Meskipun kau berkata “iya”, tapi aku tetap yakin tidak. Jika itu bualanmu, mana mungkin Tuhan Yang Pemurah menurunkan berbagai nikmat padamu? Jika itu bualanmu, maka apakah mungkin Tuhan Yang Maha Tahu rela menidurkan para kekasih-Nya di ranjang tanahmu? Jika itu bualanmu, lalu kenapa para pencatat sejarah rela menghabiskan berlembar-lembar kertas dan segudang tinta hanya untuk menulis setiap debu yang terhempas, daun yang jatuh, langkah yang berpijak, serta deru ombak yang berlarian ke pantaimu? Jika itu bualanmu, mengapa setiap pewaris para Nabi mau dan berani berjalan beribu-ribu mil untuk sekedar menuntut ilmu di sekolah-sekolah yang berdiri di punggungmu? Jika itu bualanmu, kenapa Tuhan Yang Esa senang sekali mendirikan rumah-rumah-Nya di negerimu, bahkan di setiap Shubuh, Zuhur, Ashar, Maghrib dan Isya Dia selalu menggerakkan hati hamba-hamba-Nya untuk beranjak dari tempat duduk, tempat tidur, tempat kerja untuk berdiri, ruku dan sujud pada-Nya?

Apakah semua janji dan cerita itu memang benar-benar bualanmu?

Jika kau tetap berkata “iya”, maaf, aku tetap tidak percaya. Aku belum dapat menerima itu di logikaku. Kenapa kau harus memaksaku agar aku percaya bahwa semua itu hanya bualanmu? Apakah yang aku lihat padamu kini adalah be
ntuk usahamu agar aku yakin bahwa itu semua adalah bualanmu? Apakah semua yang kau pertontonkan kini adalah ikhtiyarmu untuk memudarkan cintaku padamu?

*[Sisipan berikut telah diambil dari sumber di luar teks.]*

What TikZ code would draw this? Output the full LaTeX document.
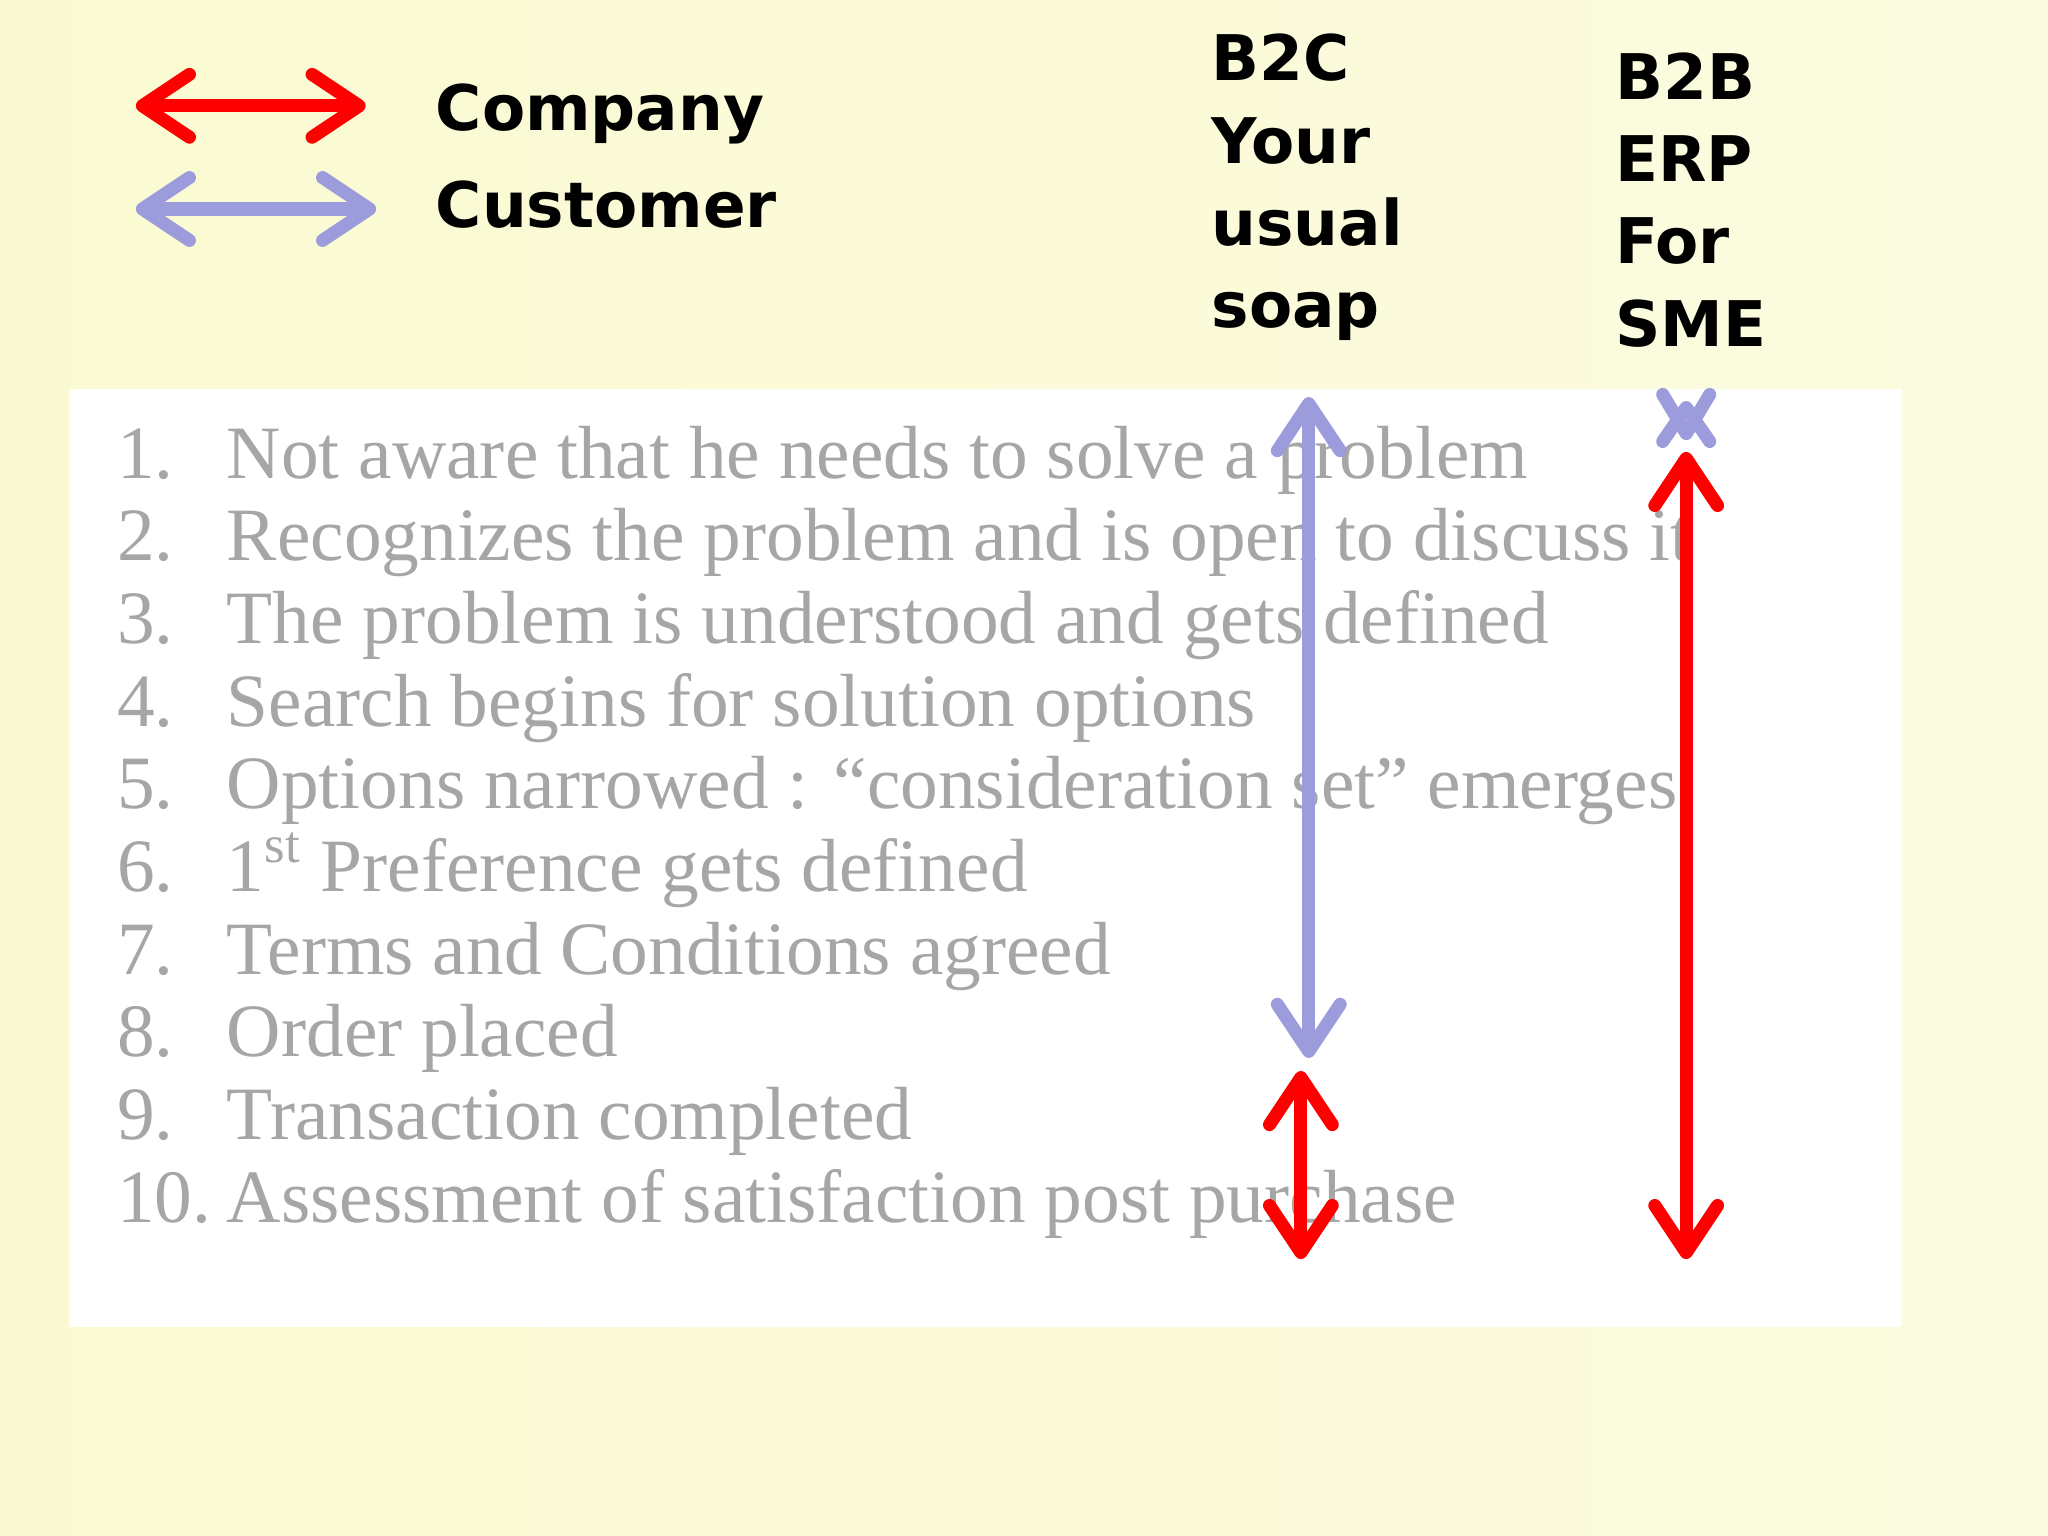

Alexandria, aku mohon jangan kau sulap hamparan pasir pantai yang indah, yang dulu kau janjikan padaku, menjadi arena pertumpahan darah yang kejam. Aku mohon jangan biarkan tanah indah nan subur yang Tuhan telah berikan untukmu diinjak para perusak bumi yang bengis. Aku mohon jangan biarkan Qaitbay dan El-Atta runtuh sebelum aku melihatnya. Kau berjanji kelak akan menemaniku ke sana, bukan? 

Alexandria, aku mohon jangan kau halangi senja cinta-Nya tertidur di bahumu. Bukankah kau sendiri yang berjanji akan selalu menyediakan bahumu untuk senja cinta-Nya? Alexandria, jangan kau biarkan kegembiraan anak-anak yang berlarian di sepanjang pantaimu hilang. Aku takut sebentar lagi kegembiraan anak-anak itu akan menjadi raungan dan tangisan yang tiada henti.

Biarkan! Biarkan orang-orang bangsat itu merusak negeri-negeri tetanggamu. Aku tak peduli. Aku hanya ingin kau dan Mesir kembali ceria dan (tetap) setia menantiku..








Siang menjelang senja di tanah yang jauh darimu, 16 Agustus 2013, saat aku begitu miris melihat keadaan negerimu.